In 2016, a study was published that found wolf sightings increased by 45 percent in Yellowstone following years where no Park wolves were killed by hunters or trappers. An incredible number of people travel from all over the world for a chance to see a wolf in Yellowstone.
Protect The Wolves, an Indigenous-led nonprofit organization, interviews hundreds to thousands of visitors on site in Slough Creek each year, and when asked why they visit the Park, the overwhelming answer is, “to see wolves”. Yet, the states that stand to profit seem to not care.
In 2020 alone, 3.8 million people visited Yellowstone National Park and spent over $444 million in communities surrounding the Park. That year’s spending supported 6,110 jobs in the local Yellowstone area which had a total cumulative benefit to the local economy of an estimated $560 million.
Visitor spending in National Parks across the nation supports around 234,000 jobs with over 80 percent of those jobs found in gateway communities. Communities surrounding Yellowstone rely heavily on wildlife watchers visiting the Park.
The lodging industry in Paradise Valley, just north of the Park in Montana, generates an estimated $1.8 million in state taxes. The industry is largely fueled by visitors to Yellowstone. Just last week 30 ecotourism businesses sent a Letter to Secretary Haaland asking her to re-list wolves because of the impact the slaughter is sure to have on their businesses.
This past year’s removal of any semblance of decency from Idaho and Montana’s wolf hunting policies has in fact been a long time coming, and the goal of many all along. In 2017 Protect the Wolves proposed a 31-mile (50 km) Sacred Resource Protection Zone around Yellowstone and Grand Teton National Parks in an attempt to provide additional protections for Park wildlife. There would be no hunting or trapping of wolves within this protection zone. However, the states ignored the proposal.
Protection of these sacred species that originated from these historical sacred landscapes is necessary for the survival of America’s Indigenous unique sacred beliefs, cultures and religions. Wolves are no different from water in Indigenous Sacred Beliefs. Water already has case law protecting it because it originated from within an Indigenous Sacred Landscape, and as such, wolves, bison and grizzlies should be afforded the same protections under the law.

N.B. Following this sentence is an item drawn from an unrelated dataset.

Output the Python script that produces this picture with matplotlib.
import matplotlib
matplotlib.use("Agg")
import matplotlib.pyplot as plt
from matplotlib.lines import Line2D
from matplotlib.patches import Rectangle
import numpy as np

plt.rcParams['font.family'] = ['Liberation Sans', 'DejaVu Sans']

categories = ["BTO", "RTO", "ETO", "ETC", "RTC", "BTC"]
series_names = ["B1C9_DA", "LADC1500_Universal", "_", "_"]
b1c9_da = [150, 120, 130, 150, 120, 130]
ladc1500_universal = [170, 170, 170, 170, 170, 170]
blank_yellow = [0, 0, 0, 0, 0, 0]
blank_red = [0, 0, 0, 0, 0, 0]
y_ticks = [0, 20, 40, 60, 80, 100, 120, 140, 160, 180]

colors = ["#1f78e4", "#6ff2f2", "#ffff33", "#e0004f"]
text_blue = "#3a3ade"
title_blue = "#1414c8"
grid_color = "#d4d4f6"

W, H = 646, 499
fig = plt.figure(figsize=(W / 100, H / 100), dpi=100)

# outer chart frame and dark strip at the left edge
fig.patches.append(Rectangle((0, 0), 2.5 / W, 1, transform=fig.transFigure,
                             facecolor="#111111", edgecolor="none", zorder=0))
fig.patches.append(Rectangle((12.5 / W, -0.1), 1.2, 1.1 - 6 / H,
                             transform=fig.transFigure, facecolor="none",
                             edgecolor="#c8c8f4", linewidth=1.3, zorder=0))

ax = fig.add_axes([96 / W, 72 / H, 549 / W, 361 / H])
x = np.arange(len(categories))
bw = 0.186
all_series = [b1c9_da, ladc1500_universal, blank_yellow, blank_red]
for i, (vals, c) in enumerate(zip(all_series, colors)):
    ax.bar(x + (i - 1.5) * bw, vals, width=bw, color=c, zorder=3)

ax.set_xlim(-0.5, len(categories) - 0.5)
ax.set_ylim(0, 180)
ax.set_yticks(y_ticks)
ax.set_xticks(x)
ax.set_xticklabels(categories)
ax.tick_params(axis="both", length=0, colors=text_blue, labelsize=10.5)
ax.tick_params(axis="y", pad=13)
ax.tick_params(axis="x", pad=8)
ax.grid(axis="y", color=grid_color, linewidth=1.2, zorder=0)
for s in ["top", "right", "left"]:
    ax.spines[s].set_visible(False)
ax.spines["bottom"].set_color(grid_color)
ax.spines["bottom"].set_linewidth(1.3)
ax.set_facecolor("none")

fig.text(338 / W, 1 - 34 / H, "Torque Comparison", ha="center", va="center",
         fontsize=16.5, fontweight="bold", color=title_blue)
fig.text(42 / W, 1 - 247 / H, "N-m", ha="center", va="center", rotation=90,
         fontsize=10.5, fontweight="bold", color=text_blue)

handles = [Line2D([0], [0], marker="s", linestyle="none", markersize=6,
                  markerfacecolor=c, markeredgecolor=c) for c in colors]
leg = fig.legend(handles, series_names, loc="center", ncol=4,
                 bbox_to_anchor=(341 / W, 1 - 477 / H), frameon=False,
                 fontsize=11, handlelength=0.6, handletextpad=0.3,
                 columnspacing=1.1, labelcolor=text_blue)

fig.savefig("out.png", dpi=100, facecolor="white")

It is now more clear than ever that wolves need additional protections and with the lack of empathy and scientific integrity apparent in state leadership in Montana, Idaho, and Wyoming, the protections must come from the federal government. We have asked the U.S. Fish and Wildlife to relist gray wolves, but even while they are studying this possibility, more wolves continue to be killed.

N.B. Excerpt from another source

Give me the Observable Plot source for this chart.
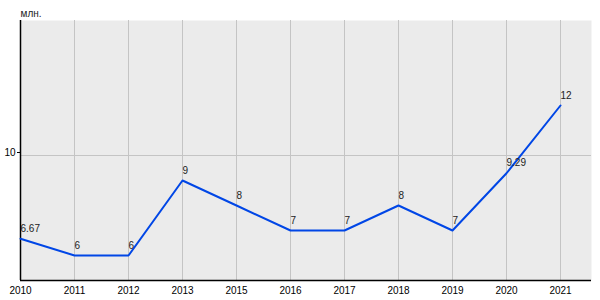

Secretary Haaland has failed to meet with tribal leaders to discuss a Wolf Treaty demanding wolf re-listing. The Secretary must act now to protect these sacred species. Perhaps Congress should pass a bill modeled after the Bald and Golden Eagle Protection Act, already in effect, and the proposed Tribal Heritage and Grizzly Bear Protection Act, to protect wolves from killing nationwide.
The options are numerous, and it is high time this wolf slaughter is recognized for what it is and the necessary protections are implemented. Wolves and the ecosystems that they help to shape demand it in order to survive, and be available for our children’s children. Failure to do so is bluntly ignoring Indigenous Sacred Beliefs.
Jocelyn Leroux is the Washington-Montana Director with Western Watersheds Project, a nonprofit conservation group dedicated to protecting and restoring wildlife and watersheds throughout the American West.
Roger Dobson is a Cowlitz Tribal member and President of Protect the Wolves Sanctuary, a Native American nonprofit that incorporates religious rights, treaty rights, Indian trust, public trust, and nature’s trust into their plan of action.